Publié le 25 mai, 2009
0De retour de Séoul : les villes contre le dérèglement climatique
Les 19 et 20 mai, j’ai participé, au nom de Paris, à la réunion biannuelle du C40, l’alliance des 40 plus grandes villes de la planète contre le dérèglement climatique. Après New York, il y a deux ans, et avant Sao Paulo en 2011, elle se tenait cette fois à Séoul.
Le moins que je puisse en dire est que j’en reviens avec des sentiments forts, mais contrastés. (CR en anglais disponible sur le site américain World Streets de Eric Britton)
Un mouvement en marche…
Tout d’abord, et c’est le plus important, cette réunion a fait la preuve que, pas à pas, quelque chose est en train de se passer : une prise de conscience réelle et sérieuse. Prise de conscience des risques considérables que le dérèglement climatique fait peser sur la planète et l’humanité, prise de conscience de l’urgence à agir, prise de conscience de notre responsabilité, nous, notre génération, pour tenter d’enrayer le processus.
Entendre les maires de Toronto (Président du C40), de Londres, de Sao Paulo, de Séoul, de Copenhague, de Sydney, de Rotterdam, le gouverneur de Tokyo, les représentants de Berlin, Milan, Varsovie, Karachi, New Delhi, New York, Los Angeles, Addis Abeba, Johannesburg, Lagos, Stockholm, Melbourne et Paris, mais aussi Bill Clinton (dont la Fondation appuie financièrement le C40) dire les uns après les autres à quel point le dérèglement climatique leur importe, décliner leurs projets, rivaliser d’arguments et de volontarisme, a parfois un côté un peu lancinant et rébarbatif. Mais cela exprime malgré tout une évolution majeure des discours et des priorités affichées. Pour nous écologistes, qui avons longtemps été seuls à prêcher dans le désert sur ces questions, c’est indéniablement un pas important qui a été franchi.

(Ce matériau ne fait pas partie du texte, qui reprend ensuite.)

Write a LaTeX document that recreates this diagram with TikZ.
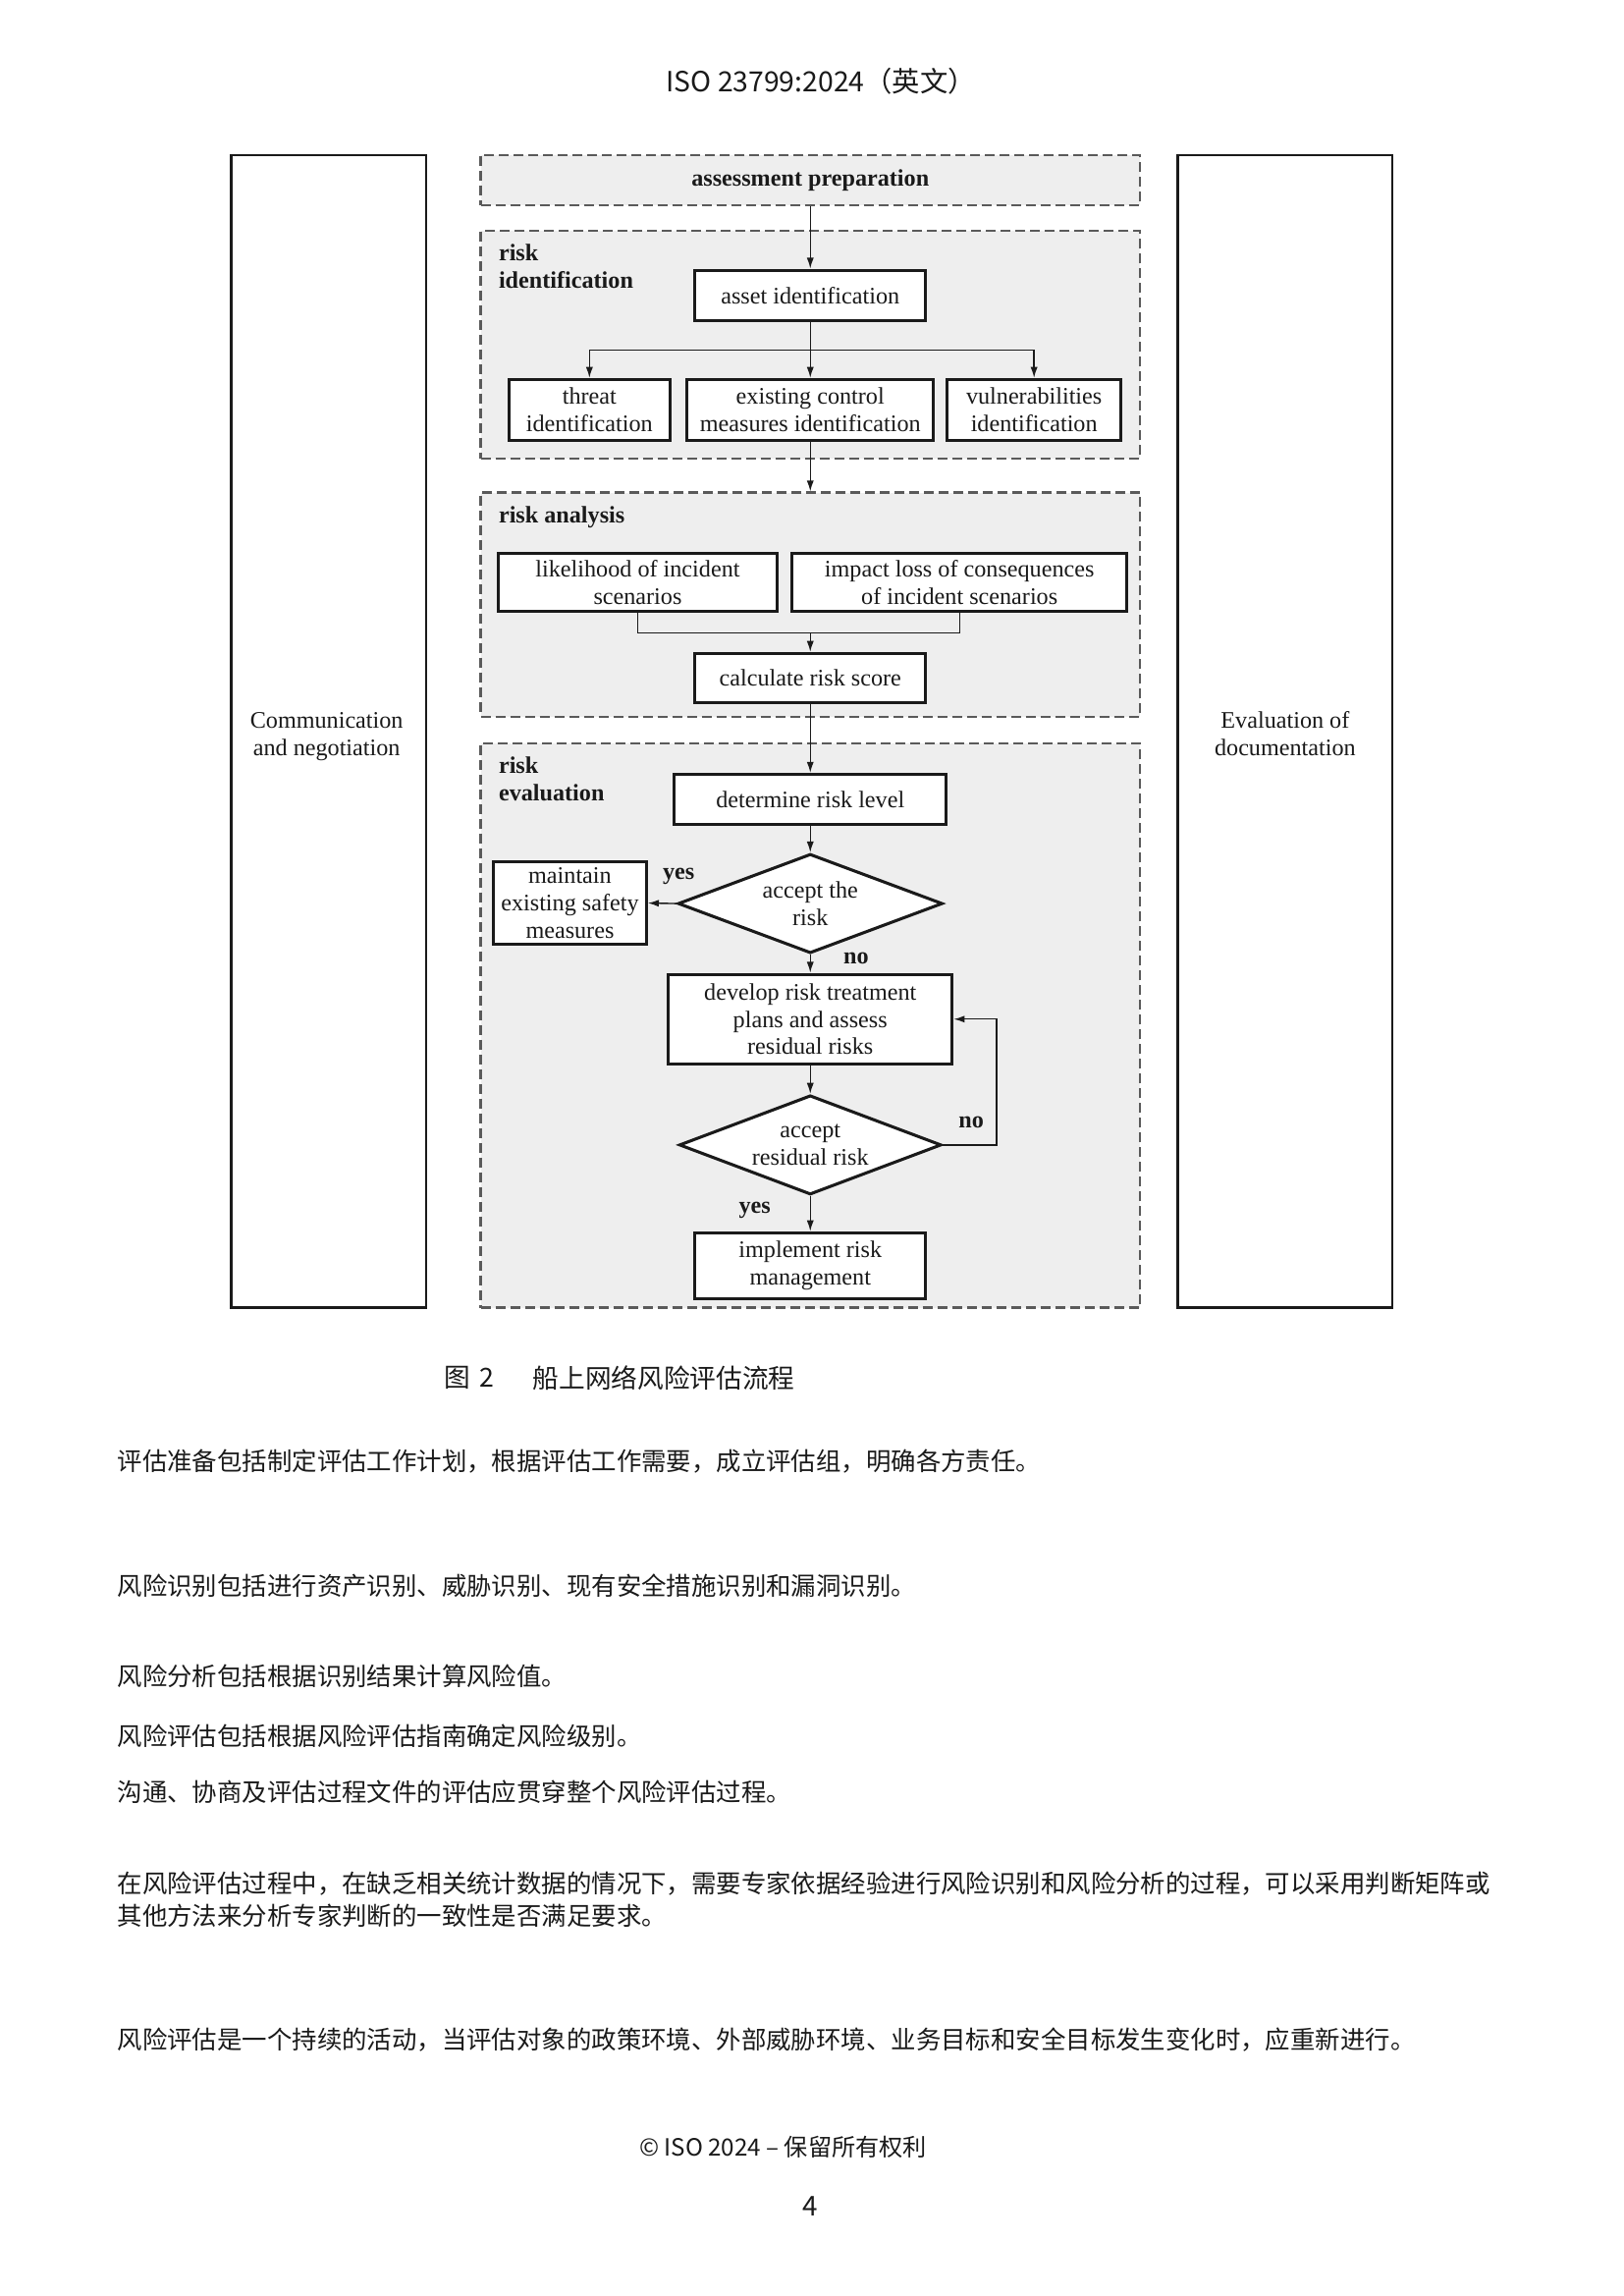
\documentclass[tikz,border=0pt]{standalone}
\usepackage{fontspec}
\setmainfont{Liberation Serif}
\newfontfamily\cjk{Noto Sans CJK SC}
\usetikzlibrary{arrows.meta,shapes.geometric}
\definecolor{grpfill}{HTML}{EEEEEE}
\definecolor{grpline}{HTML}{5A5A5A}
\definecolor{ink}{HTML}{1A1A1A}
\newcommand\diafont{\fontsize{8.7}{10}\selectfont}
\newcommand\bodyfont{\cjk\fontsize{9.15}{12}\selectfont}
\begin{document}
\begin{tikzpicture}[x=0.3575pt,y=-0.3575pt,
  grp/.style={draw=grpline, fill=grpfill, line width=0.8pt, dash pattern=on 3.6pt off 1.8pt, inner sep=0pt},
  box/.style={draw=ink, fill=white, line width=1.1pt, align=center, inner sep=0pt, font=\diafont, text=ink},
  side/.style={draw=ink, line width=0.9pt, align=center, inner sep=0pt, font=\diafont, text=ink},
  dia/.style={box, diamond, aspect=2.6},
  lbl/.style={font=\diafont\bfseries, align=left, anchor=west, inner sep=0pt, text=ink},
  yn/.style={font=\diafont\bfseries, inner sep=0pt, text=ink},
  arr/.style={-{Latex[length=4pt,width=2.6pt]}, line width=0.5pt, draw=ink},
  ln/.style={line width=0.5pt, draw=ink},
  body/.style={font=\bodyfont, anchor=west, inner sep=0pt, text=ink}
]
\useasboundingbox[fill=white] (0,0) rectangle (1664.6,2354.3);

% header
\node[font=\cjk\fontsize{10.2}{12}\selectfont, text=ink] (hdr) at (842,83) {ISO 23799:2024（英文）};

% side boxes
\node[side, minimum width=71.5pt, minimum height=422.5pt] (comm) at (337,750) {};
\node[font=\diafont, align=center, text=ink] (commtxt) at (335,755) {Communication\\and negotiation};
\node[side, minimum width=78.6pt, minimum height=422.5pt] (evdoc) at (1318,750) {};
\node[font=\diafont, align=center, text=ink] (evdoctxt) at (1318,752) {Evaluation of\\documentation};

% groups
\node[grp, minimum width=241.7pt, minimum height=18.3pt, font=\diafont\bfseries, text=ink] (prep) at (831,184.5) {assessment preparation};
\node[grp, minimum width=241.7pt, minimum height=83.3pt] (idgrp) at (831,353.5) {};
\node[grp, minimum width=241.7pt, minimum height=82.2pt] (angrp) at (831,620) {};
\node[grp, minimum width=241.7pt, minimum height=206.9pt] (evgrp) at (831,1051.5) {};

\node[lbl] (idlbl) at (511,273) {risk\\identification};
\node[lbl] (anlbl) at (511,530) {risk analysis};
\node[lbl] (evlbl) at (511,799) {risk\\evaluation};

% risk identification
\node[box, minimum width=84.7pt, minimum height=18.6pt] (asset) at (831,303) {asset identification};
\node[box, minimum width=59pt, minimum height=22.5pt] (threat) at (604.5,420.5) {threat\\identification};
\node[box, minimum width=90.5pt, minimum height=22.5pt] (exist) at (831,420.5) {existing control\\measures identification};
\node[box, minimum width=63.9pt, minimum height=22.5pt] (vuln) at (1060.5,420.5) {vulnerabilities\\identification};
\coordinate (br) at (831,359);

% risk analysis
\node[box, minimum width=102.3pt, minimum height=21.4pt] (like) at (654,597) {likelihood of incident\\scenarios};
\node[box, minimum width=122.9pt, minimum height=21.4pt] (impact) at (984,597) {impact loss of consequences\\of incident scenarios};
\node[box, minimum width=84.7pt, minimum height=17.9pt] (calc) at (831,695) {calculate risk score};
\coordinate (mg) at (831,649);

% risk evaluation
\node[box, minimum width=99.7pt, minimum height=18.3pt] (det) at (831,819.5) {determine risk level};
\node[dia, minimum width=97pt, minimum height=36.4pt] (d1) at (831,926.5) {accept the\\risk};
\node[box, minimum width=56.1pt, minimum height=30pt] (maint) at (584.5,926) {maintain\\existing safety\\measures};
\node[box, minimum width=104.1pt, minimum height=32.9pt] (dev) at (831,1045) {develop risk treatment\\plans and assess\\residual risks};
\node[dia, minimum width=96.1pt, minimum height=36.4pt] (d2) at (831,1174) {accept\\residual risk};
\node[box, minimum width=84.7pt, minimum height=24.3pt] (impl) at (831,1298) {implement risk\\management};
\coordinate (lp) at (1022,1174);

\node[yn] (yes1) at (696,899) {yes};
\node[yn] (no1) at (878,983) {no};
\node[yn] (no2) at (996,1151) {no};
\node[yn] (yes2) at (774,1241) {yes};

% connectors
\draw[arr] (prep.south) -- (asset.north);
\draw[arr] (asset.south) -- (exist.north);
\draw[arr] (br) -| (threat.north);
\draw[arr] (br) -| (vuln.north);
\draw[arr] (exist.south) -- (angrp.north);
\draw[ln] (like.south) |- (mg) -| (impact.south);
\draw[arr] (mg) -- (calc.north);
\draw[arr] (calc.south) -- (det.north);
\draw[arr] (det.south) -- (d1.north);
\draw[arr] (d1.west) -- (maint.east);
\draw[arr] (d1.south) -- (dev.north);
\draw[arr] (dev.south) -- (d2.north);
\draw[arr] (d2.east) -- (lp) |- (dev.east);
\draw[arr] (d2.south) -- (impl.north);

% caption
\node[font=\cjk\fontsize{9.6}{12}\selectfont, anchor=west, inner sep=0pt, text=ink] (capn) at (455,1413) {图\hspace{0.35em}2};
\node[font=\cjk\fontsize{9.6}{12}\selectfont, anchor=west, inner sep=0pt, text=ink] (capt) at (546,1413) {船上网络风险评估流程};

% body text
\node[body] (t1) at (120,1498) {评估准备包括制定评估工作计划，根据评估工作需要，成立评估组，明确各方责任。};
\node[body] (t2) at (120,1626) {风险识别包括进行资产识别、威胁识别、现有安全措施识别和漏洞识别。};
\node[body] (t3) at (120,1719) {风险分析包括根据识别结果计算风险值。};
\node[body] (t4) at (120,1780) {风险评估包括根据风险评估指南确定风险级别。};
\node[body] (t5) at (120,1838) {沟通、协商及评估过程文件的评估应贯穿整个风险评估过程。};
\node[body] (t6) at (120,1931) {在风险评估过程中，在缺乏相关统计数据的情况下，需要专家依据经验进行风险识别和风险分析的过程，可以采用判断矩阵或};
\node[body] (t7) at (120,1964) {其他方法来分析专家判断的一致性是否满足要求。};
\node[body] (t8) at (120,2092) {风险评估是一个持续的活动，当评估对象的政策环境、外部威胁环境、业务目标和安全目标发生变化时，应重新进行。};

% footer
\node[font=\cjk\fontsize{8.7}{11}\selectfont, text=ink] (foot) at (803,2202) {© ISO 2024 – 保留所有权利};
\node[font=\cjk\fontsize{10}{12}\selectfont, text=ink] (pg) at (831,2262) {4};
\end{tikzpicture}
\end{document}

Et ce d’autant plus que, réunion après réunion, une communauté humaine s’est constituée : pour tous ces élus, techniciens et associatifs, tous à la fibre plus ou moins militante, engagés dans ce combat, chaque rencontre est non seulement l’occasion d’échanger sur nos projets, sur la meilleure façon d’agir, mais aussi de participer à une aventure humaine incroyable – quelque chose qui nous dépasse -. De tous les continents viennent des personnes d’origines, de cultures, de religions différentes, mais qui partagent toutes le sentiment de vivre quelque chose d’exceptionnel, face à un défi hors norme : c’est la première fois que l’humanité doit gérer une épreuve qui touche tous les terriens.

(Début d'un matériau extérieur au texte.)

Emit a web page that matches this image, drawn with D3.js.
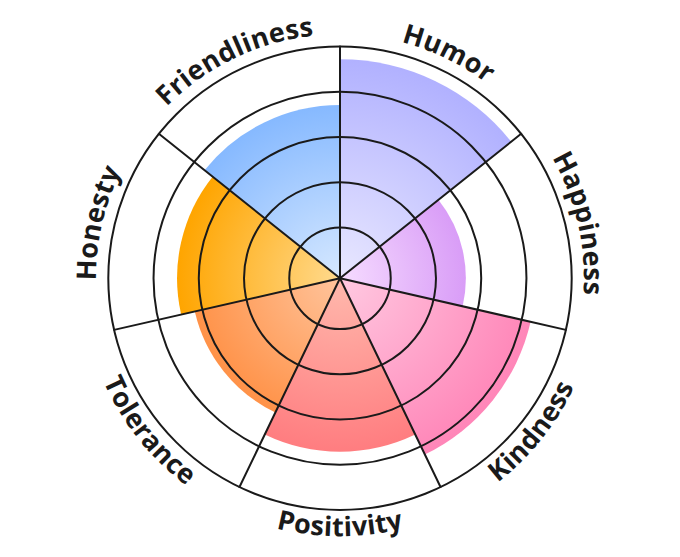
<!DOCTYPE html>
<html>
<head>
<meta charset="utf-8">
<script src="https://cdn.jsdelivr.net/npm/d3@7"></script>
<style>
  html, body { margin: 0; padding: 0; background: #fff; }
  svg { display: block; }
</style>
</head>
<body>
<svg id="chart" width="680" height="557"></svg>
<script>
const categories = ["Humor", "Happiness", "Kindness", "Positivity", "Tolerance", "Honesty", "Friendliness"];
const values = [4.72, 2.66, 4.2, 3.71, 3.17, 3.48, 3.71];
const outerColors = ["#b1b1ff", "#d99df7", "#ff86b8", "#ff7d80", "#ff9248", "#ffa500", "#86b9ff"];
const innerColors = ["#e9e8ff", "#f6dcff", "#ffc9e1", "#ffb9ad", "#ffc49c", "#ffda8e", "#d6e8ff"];
const ringTicks = [1, 2, 3, 4, 5];

const W = 680, H = 557;
const cx = 340, cy = 278.3;
const outerR = 231.7;

const svg = d3.select("#chart");
const defs = svg.append("defs");
const g = svg.append("g").attr("transform", `translate(${cx},${cy})`);

const rScale = d3.scaleLinear().domain([0, 5]).range([5.5, outerR]);
const aScale = d3.scaleBand().domain(categories).range([0, 2 * Math.PI]).padding(0);

const data = categories.map((c, i) => ({ cat: c, value: values[i], outer: outerColors[i], inner: innerColors[i], i }));

// gradients
data.forEach(d => {
  const gr = defs.append("radialGradient")
    .attr("id", "grad" + d.i)
    .attr("gradientUnits", "userSpaceOnUse")
    .attr("cx", 0).attr("cy", 0).attr("fx", 0).attr("fy", 0)
    .attr("r", rScale(d.value));
  gr.append("stop").attr("offset", "0%").attr("stop-color", d.inner);
  gr.append("stop").attr("offset", "100%").attr("stop-color", d.outer);
});

const arc = d3.arc()
  .innerRadius(0)
  .outerRadius(d => rScale(d.value))
  .startAngle(d => aScale(d.cat))
  .endAngle(d => aScale(d.cat) + aScale.bandwidth());

g.append("g").selectAll("path").data(data).join("path")
  .attr("d", arc)
  .attr("fill", d => `url(#grad${d.i})`);

// grid rings
g.append("g").selectAll("circle").data(ringTicks).join("circle")
  .attr("r", d => rScale(d))
  .attr("fill", "none")
  .attr("stroke", "#1a1a1a")
  .attr("stroke-width", 2);

// radial lines
g.append("g").selectAll("line").data(categories).join("line")
  .attr("x1", 0).attr("y1", 0)
  .attr("x2", d => outerR * Math.sin(aScale(d)))
  .attr("y2", d => -outerR * Math.cos(aScale(d)))
  .attr("stroke", "#1a1a1a")
  .attr("stroke-width", 2)
  .attr("stroke-linecap", "round");

// labels on arcs
const pt = (R, a) => [R * Math.sin(a), -R * Math.cos(a)];
const span = 1.4;
data.forEach(d => {
  const mid = aScale(d.cat) + aScale.bandwidth() / 2;
  const deg = mid * 180 / Math.PI;
  const flip = deg > 90 && deg < 270;
  let path;
  if (!flip) {
    const R = 244;
    const p0 = pt(R, mid - span / 2), p1 = pt(R, mid + span / 2);
    path = `M${p0[0]},${p0[1]} A${R},${R} 0 0 1 ${p1[0]},${p1[1]}`;
  } else {
    const R = 258;
    const p0 = pt(R, mid + span / 2), p1 = pt(R, mid - span / 2);
    path = `M${p0[0]},${p0[1]} A${R},${R} 0 0 0 ${p1[0]},${p1[1]}`;
  }
  defs.append("path").attr("id", "lp" + d.i).attr("d", path);
  g.append("text")
    .attr("font-family", "'Open Sans', 'Noto Sans', sans-serif")
    .attr("font-weight", 700)
    .attr("font-size", 27)
    .attr("letter-spacing", 0.3)
    .attr("fill", "#1a1a1a")
    .append("textPath")
    .attr("href", "#lp" + d.i)
    .attr("startOffset", "50%")
    .attr("text-anchor", "middle")
    .text(d.cat);
});
</script>
</body>
</html>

Au-delà de cette prise de conscience commune, la seconde utilité majeure de cette rencontre est l’échange d’expériences. J’étais pour ma part amené à plancher, sur la base du travail effectué à Paris, sur les politiques de mobilité d’une part et sur les énergies renouvelables en ville d’autre part. Quelle satisfaction de voir combien l’ampleur du travail accompli est reconnu par ses pairs, qui eux-mêmes s’affrontent aux mêmes contraintes politiques et techniques, mais aussi d’échanger sur les bonnes idées, les expériences menées, les innovations (que de questions sur Vélib !)… Quel plaisir aussi – je ne résiste pas à le mentionner – de voir le vice-gouverneur de Tokyo présenter fièrement une plaquette de prototypes de mini-hydroliennes urbaines et de mini-éoliennes, sur la base des mêmes intuitions que nous avons à Paris des potentiels énergétiques sous-exploités, démontrant qu’à Paris comme à Tokyo, on cherche sur les mêmes pistes.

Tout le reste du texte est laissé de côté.